Не знаю, правда ли, что неподвижный театр невозможен. Мне кажется даже, что он существует. Большая часть трагедий Эсхила — трагедии неподвижные. Не говоря уже о «Прометее» или «Просительницах», где нет действия, но вся трагедия «Хоэфоры», самая ужасная из древних драм, топчется, подобно недоброму сну, перед гробницей Агамемнона до тех пор, пока убийство, как молния, не прорезывает тучи нагроможденных одна на другую молитв.
Проследите с этой точки зрения несколько других, самых лучших из древних трагедии: «Эвмениды», «Антигону», «Электру», «Эдипа в Колоне».
«Они любовались, — говорит Расин в предисловии к “Веронике”, — они любовались Аяксом Софокла, убивающим себя вследствие ярости, в которую он впал, когда ему отказали выдать оружие Ахилла. Они любовались “Филоктетом”, трагедией, весь сюжет которой исчерпывается рассказом об Одиссее, который пришел с целью похитить стрелы Геркулеса. Даже трагедия об Эдипе, несмотря на то, что полна глубоких мыслей, по содержанию легковеснее, чем самая незамысловатая драма нашего времени».
Разве это не жизнь почти неподвижная? У древних обыкновенно отсутствует даже психологическое действие, которое в тысячу раз важнее материального и кажется необходимым. Но тем не менее они его уничтожают или сильно умаляют, чтобы сосредоточить все внимание на интересе, который возбуждает положение человека во вселенной. Тут уже мы не находимся среди варваров, и человек уже не мечется среди стихийных страстей, ибо не только они интересны в человеке. Дело уже не идет о каком-нибудь исключительном и буйном моменте существования, но о самом существовании. Есть тысячи законов более могущественных и важных, чем законы чувств.
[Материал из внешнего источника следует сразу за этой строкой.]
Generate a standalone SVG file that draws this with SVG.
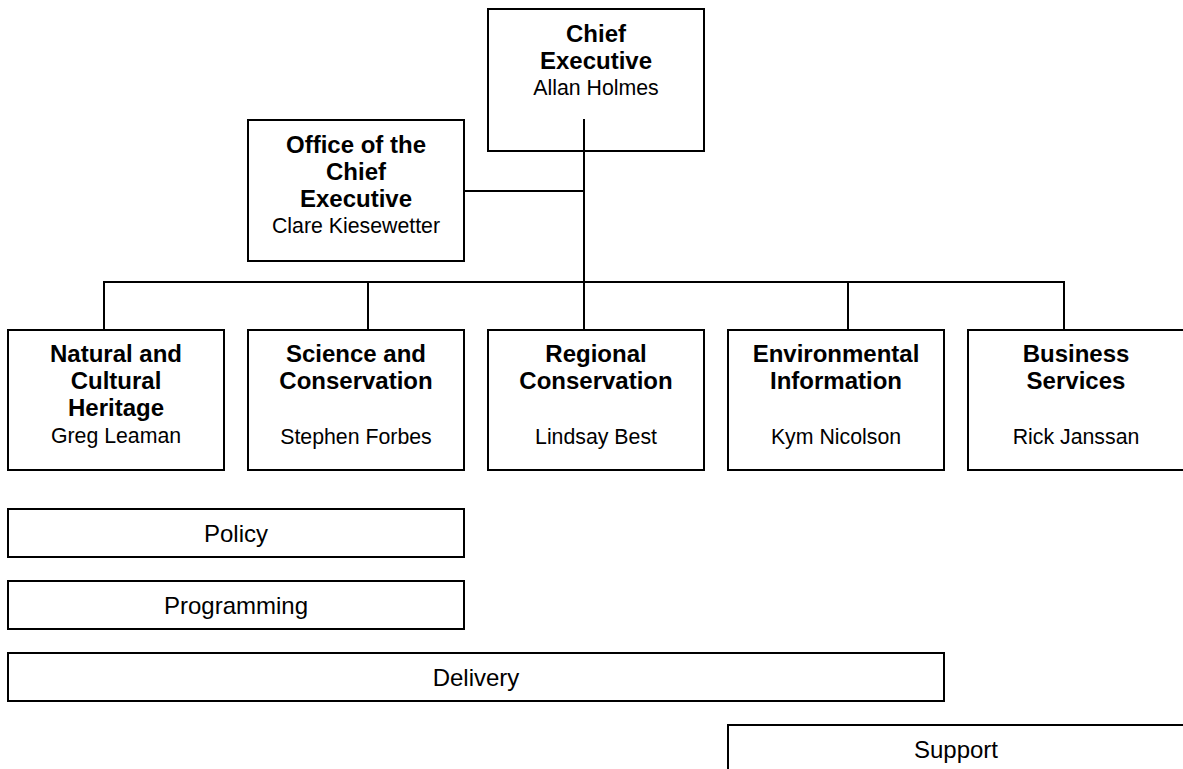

Но эти неторопливые, скрытые и нешумные законы, как все, что наделено непреодолимой силой, доступны зрению и слуху лишь в сумерки, в спокойные часы самосозерцания.
Когда Одиссей и Неоптолем приходят к Филоктету за доспехами Геркулеса, их поступок сам по себе так же прост и так же безразличен, как поступок современного человека, который входит в дом, чтобы навестить больного, или поступок путешественника, который стучится в дверь гостиницы, или наконец поступок матери, которая у очага ждет возвращения своего ребенка. Софокл отмечает мимоходом еле заметными чертами характеры своих героев. Но разве не верно, что главный интерес трагедии не в борьбе, которая в ней разыгрывается между ловкостью и прямодушием, между любовью к родине, мечтательностью и упрямством гордости?
Есть в ней и нечто другое; это — существование человека, которое надо сделать видимым.
Поэт прибавляет к обыденной жизни нечто такое, что составляет тайну поэтов, и вдруг жизнь является нам в своем чудесном величии, в своей покорности неведомым силам, в своих отношениях никогда не прекращающихся и в своей торжественной скорби. Химик вливает несколько таинственных капель в сосуд, который, по-видимому, наполнен чистой водой: и тотчас до краев подымается целый мир кристаллов и открывает нам то, что таил в себе этот сосуд, где наш несовершенный взор не мог ничего различить.
Равным образом и незначительная психология трех главных действующих лиц в «Филоктете» образует лишь тонкие стенки сосуда, содержащего чистую воду, которая есть ни что иное, как обыкновенная жизнь, куда поэт опускает зиждительные капли своего откровения…
Вот почему красота и величие прекрасных и больших трагедий заключается не в поступках, а в словах. И не в одних словах, которые сопровождают и объясняют действие. Надо, чтобы было еще нечто, кроме внешне необходимого диалога. Только те слова, которые с первого взгляда кажутся бесполезными, и составляют сущность произведения. Лишь в них заключена его душа. Рядом с необходимым диалогом идет почти всегда другой диалог, кажущийся лишним. Проследите внимательно и вы увидите, что только его и слушает напряженно душа, потому что только он и обращен к ней. Вы увидите также, что достоинство и продолжительность этого бесполезного диалога определяет качество и не поддающуюся выражению значительность произведения.